Provided data:

○ ○ ○ ○ ○ ○ ○

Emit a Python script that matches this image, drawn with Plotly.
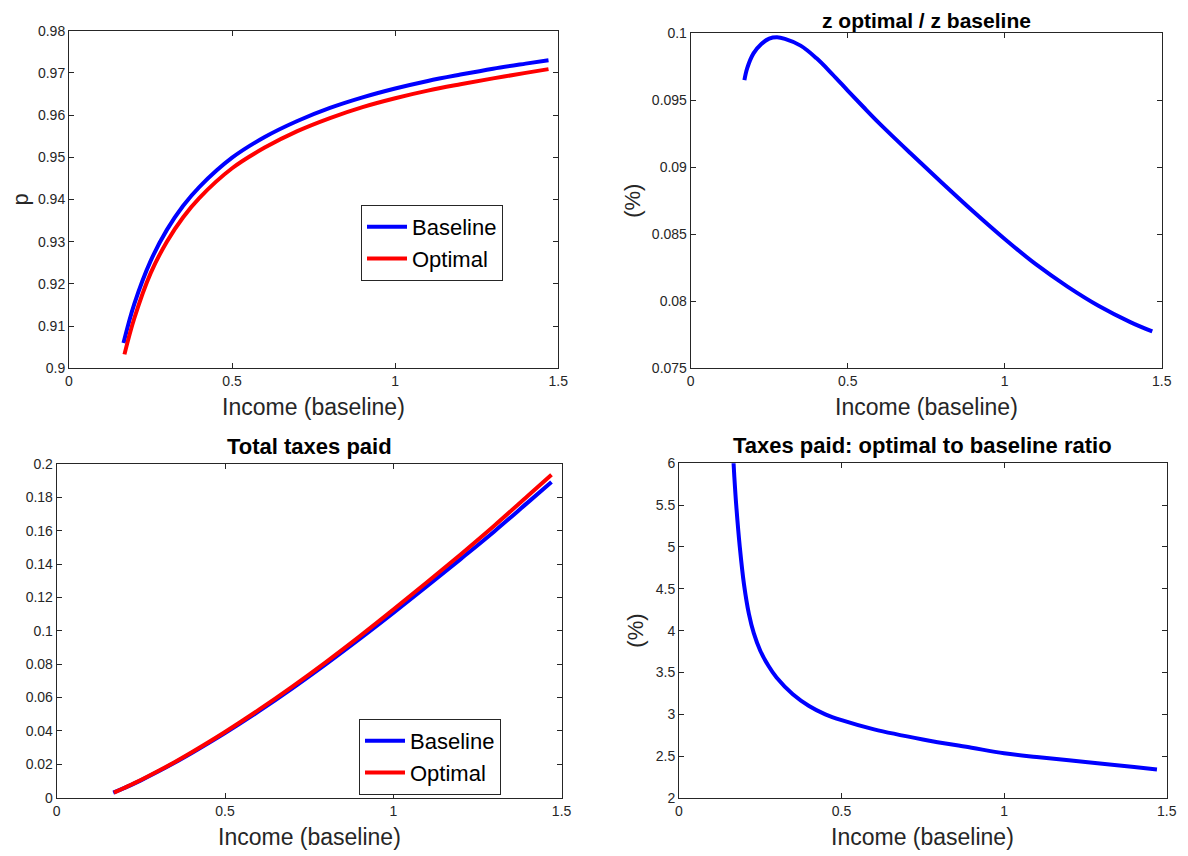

○ ○ ○ ○ ○ ○ ○

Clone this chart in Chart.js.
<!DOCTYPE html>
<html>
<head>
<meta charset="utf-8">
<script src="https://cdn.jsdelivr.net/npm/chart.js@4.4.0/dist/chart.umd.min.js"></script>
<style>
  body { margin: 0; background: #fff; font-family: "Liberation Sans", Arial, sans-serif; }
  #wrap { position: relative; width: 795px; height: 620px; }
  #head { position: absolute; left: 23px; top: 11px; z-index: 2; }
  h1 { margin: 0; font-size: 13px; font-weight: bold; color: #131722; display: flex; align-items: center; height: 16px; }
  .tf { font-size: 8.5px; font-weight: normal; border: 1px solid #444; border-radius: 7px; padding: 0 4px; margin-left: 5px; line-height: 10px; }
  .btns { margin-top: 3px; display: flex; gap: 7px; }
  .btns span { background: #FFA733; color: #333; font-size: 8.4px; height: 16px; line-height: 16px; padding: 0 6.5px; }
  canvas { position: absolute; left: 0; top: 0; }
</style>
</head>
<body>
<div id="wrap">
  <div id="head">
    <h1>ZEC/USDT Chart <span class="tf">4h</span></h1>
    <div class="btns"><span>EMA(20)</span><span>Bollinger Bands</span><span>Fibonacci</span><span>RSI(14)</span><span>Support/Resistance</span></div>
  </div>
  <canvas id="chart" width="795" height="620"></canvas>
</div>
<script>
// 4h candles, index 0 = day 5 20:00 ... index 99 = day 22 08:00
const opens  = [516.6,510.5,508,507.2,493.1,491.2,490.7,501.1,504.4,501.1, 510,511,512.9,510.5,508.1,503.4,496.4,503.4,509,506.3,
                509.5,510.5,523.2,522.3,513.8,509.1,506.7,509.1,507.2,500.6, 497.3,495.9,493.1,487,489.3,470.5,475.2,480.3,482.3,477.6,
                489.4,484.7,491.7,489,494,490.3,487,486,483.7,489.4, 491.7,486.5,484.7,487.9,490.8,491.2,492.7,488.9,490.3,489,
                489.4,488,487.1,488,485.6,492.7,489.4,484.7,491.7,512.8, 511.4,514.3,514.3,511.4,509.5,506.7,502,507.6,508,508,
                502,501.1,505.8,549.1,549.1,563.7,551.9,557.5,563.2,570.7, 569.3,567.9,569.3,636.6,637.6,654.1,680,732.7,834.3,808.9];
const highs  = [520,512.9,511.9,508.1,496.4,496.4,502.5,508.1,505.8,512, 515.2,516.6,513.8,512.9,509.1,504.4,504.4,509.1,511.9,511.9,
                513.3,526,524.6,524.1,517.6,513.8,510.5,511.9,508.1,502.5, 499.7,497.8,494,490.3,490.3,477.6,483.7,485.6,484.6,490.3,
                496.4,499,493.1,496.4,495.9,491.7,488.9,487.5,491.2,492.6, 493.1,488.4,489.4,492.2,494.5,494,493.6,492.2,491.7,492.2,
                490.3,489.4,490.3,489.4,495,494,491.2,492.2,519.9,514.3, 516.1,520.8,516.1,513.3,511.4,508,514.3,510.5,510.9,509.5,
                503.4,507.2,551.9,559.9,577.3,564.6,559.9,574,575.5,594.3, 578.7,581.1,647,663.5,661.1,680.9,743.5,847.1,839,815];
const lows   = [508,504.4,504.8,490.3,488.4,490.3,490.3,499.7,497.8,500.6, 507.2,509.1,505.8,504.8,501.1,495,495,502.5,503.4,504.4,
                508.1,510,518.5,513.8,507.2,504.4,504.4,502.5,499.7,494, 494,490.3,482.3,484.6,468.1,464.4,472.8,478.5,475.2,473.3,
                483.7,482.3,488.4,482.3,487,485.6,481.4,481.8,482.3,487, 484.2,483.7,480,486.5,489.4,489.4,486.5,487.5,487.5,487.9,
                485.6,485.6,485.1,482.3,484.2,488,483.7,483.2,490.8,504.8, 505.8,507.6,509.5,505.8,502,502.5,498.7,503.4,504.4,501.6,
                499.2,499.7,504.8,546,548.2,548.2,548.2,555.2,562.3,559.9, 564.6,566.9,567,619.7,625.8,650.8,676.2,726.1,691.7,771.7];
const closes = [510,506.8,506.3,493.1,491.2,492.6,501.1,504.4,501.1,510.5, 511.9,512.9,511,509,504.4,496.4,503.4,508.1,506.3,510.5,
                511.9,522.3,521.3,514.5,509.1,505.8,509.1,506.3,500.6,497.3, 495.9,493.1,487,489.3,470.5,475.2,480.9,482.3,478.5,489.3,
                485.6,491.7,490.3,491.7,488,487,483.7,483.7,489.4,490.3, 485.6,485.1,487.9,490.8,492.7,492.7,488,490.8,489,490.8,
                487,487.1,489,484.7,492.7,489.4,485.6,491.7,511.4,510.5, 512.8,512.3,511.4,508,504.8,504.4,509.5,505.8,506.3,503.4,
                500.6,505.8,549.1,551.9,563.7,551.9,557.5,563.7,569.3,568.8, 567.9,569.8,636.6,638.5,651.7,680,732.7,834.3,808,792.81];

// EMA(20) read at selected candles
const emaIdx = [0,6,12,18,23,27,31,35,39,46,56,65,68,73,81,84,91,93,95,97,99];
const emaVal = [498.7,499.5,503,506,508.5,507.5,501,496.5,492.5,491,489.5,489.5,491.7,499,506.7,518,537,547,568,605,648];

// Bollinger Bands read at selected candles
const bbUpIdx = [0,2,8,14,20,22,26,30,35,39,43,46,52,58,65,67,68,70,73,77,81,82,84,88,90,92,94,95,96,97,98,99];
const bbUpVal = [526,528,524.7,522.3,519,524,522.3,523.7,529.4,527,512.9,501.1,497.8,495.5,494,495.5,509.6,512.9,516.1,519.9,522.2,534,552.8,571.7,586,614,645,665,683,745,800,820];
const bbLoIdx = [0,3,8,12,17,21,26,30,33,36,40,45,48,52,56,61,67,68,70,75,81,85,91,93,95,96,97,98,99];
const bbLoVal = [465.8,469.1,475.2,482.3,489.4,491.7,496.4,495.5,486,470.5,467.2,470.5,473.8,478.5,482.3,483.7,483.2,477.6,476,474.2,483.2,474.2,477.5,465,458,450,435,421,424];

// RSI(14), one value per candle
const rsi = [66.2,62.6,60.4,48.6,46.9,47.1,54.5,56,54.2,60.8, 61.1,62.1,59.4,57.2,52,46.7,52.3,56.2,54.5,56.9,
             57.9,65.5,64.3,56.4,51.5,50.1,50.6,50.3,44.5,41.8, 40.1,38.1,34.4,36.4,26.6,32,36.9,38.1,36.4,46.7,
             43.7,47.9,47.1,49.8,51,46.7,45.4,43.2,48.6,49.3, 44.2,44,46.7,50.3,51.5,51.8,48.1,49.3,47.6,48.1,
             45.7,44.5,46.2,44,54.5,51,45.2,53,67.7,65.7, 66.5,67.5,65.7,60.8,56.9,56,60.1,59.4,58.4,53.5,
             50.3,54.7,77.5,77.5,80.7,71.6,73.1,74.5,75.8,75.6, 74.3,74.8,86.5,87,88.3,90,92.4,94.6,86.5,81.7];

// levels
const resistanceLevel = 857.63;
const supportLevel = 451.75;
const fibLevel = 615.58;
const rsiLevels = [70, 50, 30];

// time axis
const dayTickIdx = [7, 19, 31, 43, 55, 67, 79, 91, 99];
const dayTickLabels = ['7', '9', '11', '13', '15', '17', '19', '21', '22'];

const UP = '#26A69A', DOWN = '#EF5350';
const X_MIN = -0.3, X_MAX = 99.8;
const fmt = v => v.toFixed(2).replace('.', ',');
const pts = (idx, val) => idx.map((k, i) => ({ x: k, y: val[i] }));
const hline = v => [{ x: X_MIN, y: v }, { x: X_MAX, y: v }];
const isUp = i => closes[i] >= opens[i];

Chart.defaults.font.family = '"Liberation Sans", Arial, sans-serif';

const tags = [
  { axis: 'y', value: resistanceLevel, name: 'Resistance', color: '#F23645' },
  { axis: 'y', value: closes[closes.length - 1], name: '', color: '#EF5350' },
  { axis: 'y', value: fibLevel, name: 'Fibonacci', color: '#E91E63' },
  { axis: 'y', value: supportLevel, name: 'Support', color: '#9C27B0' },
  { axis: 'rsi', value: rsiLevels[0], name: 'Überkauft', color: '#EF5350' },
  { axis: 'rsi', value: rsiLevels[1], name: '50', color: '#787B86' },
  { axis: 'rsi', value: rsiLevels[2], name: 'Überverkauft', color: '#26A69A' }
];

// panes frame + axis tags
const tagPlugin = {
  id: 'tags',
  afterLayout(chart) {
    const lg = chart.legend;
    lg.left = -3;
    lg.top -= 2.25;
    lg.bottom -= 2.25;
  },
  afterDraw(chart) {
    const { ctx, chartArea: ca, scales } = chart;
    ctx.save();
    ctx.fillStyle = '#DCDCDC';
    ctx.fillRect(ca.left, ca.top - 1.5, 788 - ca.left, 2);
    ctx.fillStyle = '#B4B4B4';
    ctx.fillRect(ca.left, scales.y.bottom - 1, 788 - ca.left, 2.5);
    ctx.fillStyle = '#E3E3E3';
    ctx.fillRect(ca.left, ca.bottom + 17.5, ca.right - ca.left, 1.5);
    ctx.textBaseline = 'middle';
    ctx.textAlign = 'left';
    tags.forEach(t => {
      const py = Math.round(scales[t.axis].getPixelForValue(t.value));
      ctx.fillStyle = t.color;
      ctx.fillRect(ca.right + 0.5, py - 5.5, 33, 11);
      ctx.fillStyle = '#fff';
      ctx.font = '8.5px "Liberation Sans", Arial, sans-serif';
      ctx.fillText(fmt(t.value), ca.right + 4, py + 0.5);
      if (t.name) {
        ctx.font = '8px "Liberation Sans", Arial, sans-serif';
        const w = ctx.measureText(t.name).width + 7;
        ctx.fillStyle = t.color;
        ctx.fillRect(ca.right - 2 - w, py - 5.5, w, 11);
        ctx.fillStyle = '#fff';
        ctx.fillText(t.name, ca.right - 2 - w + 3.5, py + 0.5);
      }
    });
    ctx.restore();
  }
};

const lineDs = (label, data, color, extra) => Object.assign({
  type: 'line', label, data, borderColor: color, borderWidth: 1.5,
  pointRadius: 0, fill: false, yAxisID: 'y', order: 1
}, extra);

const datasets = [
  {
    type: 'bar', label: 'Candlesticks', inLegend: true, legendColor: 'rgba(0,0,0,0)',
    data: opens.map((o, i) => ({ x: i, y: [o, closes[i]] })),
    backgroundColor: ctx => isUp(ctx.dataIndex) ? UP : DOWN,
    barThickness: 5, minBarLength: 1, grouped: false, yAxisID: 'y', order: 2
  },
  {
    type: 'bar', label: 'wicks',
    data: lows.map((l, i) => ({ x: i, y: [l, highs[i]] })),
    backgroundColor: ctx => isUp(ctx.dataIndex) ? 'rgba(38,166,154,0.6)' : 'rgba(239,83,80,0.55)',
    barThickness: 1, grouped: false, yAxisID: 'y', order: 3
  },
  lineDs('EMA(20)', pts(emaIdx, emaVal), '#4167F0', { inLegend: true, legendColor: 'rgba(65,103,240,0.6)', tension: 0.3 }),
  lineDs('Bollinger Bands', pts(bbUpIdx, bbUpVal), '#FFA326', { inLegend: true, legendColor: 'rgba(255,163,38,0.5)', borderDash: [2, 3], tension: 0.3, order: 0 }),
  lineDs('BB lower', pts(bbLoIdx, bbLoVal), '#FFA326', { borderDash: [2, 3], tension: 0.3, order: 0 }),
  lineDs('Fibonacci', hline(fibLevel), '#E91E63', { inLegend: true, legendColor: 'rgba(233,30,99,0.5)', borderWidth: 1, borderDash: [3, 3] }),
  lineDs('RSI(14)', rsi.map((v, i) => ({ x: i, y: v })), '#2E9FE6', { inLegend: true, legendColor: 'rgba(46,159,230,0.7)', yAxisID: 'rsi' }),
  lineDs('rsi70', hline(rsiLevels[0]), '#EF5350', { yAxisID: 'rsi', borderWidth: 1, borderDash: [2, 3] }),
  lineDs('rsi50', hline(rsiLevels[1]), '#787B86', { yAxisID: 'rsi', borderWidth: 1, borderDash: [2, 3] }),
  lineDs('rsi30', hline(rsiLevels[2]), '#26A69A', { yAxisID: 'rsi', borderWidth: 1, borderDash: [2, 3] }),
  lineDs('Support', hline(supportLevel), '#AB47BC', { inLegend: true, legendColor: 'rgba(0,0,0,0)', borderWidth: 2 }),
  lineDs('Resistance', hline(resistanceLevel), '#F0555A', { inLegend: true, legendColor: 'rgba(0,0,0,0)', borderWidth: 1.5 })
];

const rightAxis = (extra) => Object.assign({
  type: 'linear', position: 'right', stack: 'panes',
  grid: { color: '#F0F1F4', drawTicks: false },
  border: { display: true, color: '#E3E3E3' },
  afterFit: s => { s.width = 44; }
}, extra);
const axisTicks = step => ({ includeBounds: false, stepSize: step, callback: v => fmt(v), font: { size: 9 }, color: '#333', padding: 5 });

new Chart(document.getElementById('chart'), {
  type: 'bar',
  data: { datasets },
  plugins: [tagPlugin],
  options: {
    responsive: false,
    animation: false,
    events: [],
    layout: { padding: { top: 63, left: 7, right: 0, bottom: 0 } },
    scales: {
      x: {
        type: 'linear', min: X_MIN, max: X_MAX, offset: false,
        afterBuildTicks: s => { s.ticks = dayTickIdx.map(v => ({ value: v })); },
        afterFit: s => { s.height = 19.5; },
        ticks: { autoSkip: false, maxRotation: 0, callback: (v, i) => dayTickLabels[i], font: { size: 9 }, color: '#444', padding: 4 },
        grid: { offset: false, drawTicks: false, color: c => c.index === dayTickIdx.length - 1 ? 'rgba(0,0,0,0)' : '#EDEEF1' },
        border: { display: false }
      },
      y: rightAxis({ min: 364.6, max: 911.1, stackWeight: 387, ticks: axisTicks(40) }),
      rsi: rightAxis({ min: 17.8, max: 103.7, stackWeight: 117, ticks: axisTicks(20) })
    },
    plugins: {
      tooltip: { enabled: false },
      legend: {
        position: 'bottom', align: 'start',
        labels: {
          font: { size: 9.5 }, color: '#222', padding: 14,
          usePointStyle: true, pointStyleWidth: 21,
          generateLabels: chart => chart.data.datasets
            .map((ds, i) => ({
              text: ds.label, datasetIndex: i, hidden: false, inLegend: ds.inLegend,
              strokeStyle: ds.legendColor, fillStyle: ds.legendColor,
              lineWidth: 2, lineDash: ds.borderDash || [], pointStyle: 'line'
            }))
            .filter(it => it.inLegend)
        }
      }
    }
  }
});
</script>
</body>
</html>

○ ○ ○ ○ ○ ○ ○

Task instructions: Return every line from the records above that holds the word "script".

Worked solution:
Emit a Python script that matches this image, drawn with Plotly.
<script src="https://cdn.jsdelivr.net/npm/chart.js@4.4.0/dist/chart.umd.min.js"></script>
<script>
</script>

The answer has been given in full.